Оставшиеся на берегу с замиранием сердца наблюдали эту страшную картину борьбы сильных духом с разбушевавшейся природой. Даже у генерала Корнилова, у этого железного человека, на глазах блестели слезы. Но вот цепь достигла того берега, поднимается на него и двинулась к станице, ее оттуда встречают сильным пулеметным и ружейным огнем. В направлении на станицу что-то блеснуло, момент – и треск разорвавшейся гранаты заставляет всех разбежаться по своим местам.

Противник с очень близкого расстояния начинает обстреливать переправу. Один из первых снарядов попадает в костер, громадный столб пламени вздымается к небу, огненным снопом разлетаются искры, слышны стоны и проклятия, 4 убито и 22 ранено. Корнилов приказывает переправить орудие на тот берег, чтобы поддержать нашу наступающую пехоту.

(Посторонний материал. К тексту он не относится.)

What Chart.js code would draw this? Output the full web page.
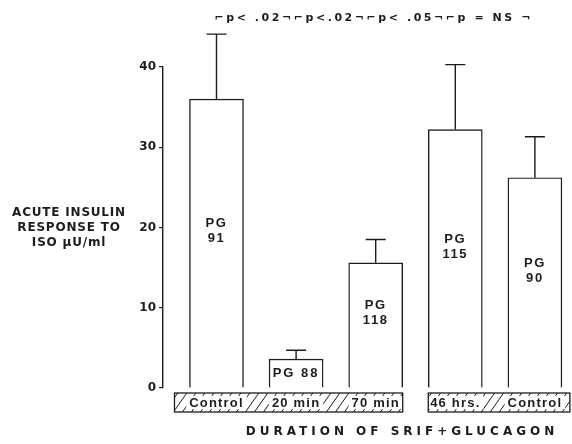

По команде «Ездовые, садись» номера поднимают ездовых и садят их, т. к. замерзшие люди не могут даже вставить ногу в стремя. Лошади бросаются вперед, потом назад, опять вперед и бессильно останавливаются, колеса вмерзли, и пушка стоит на месте. Подходят номера, скалывают лед, берутся за колеса – все напрасно. Наконец, сдвинулось с места 2-е орудие и осторожно спускается в реку, вода доходит до седел, пушки почти совсем не видно. Каким-то чудом проезжает запряжка по мосту и въезжает на тот берег, за ней двинулся 2-й ящик.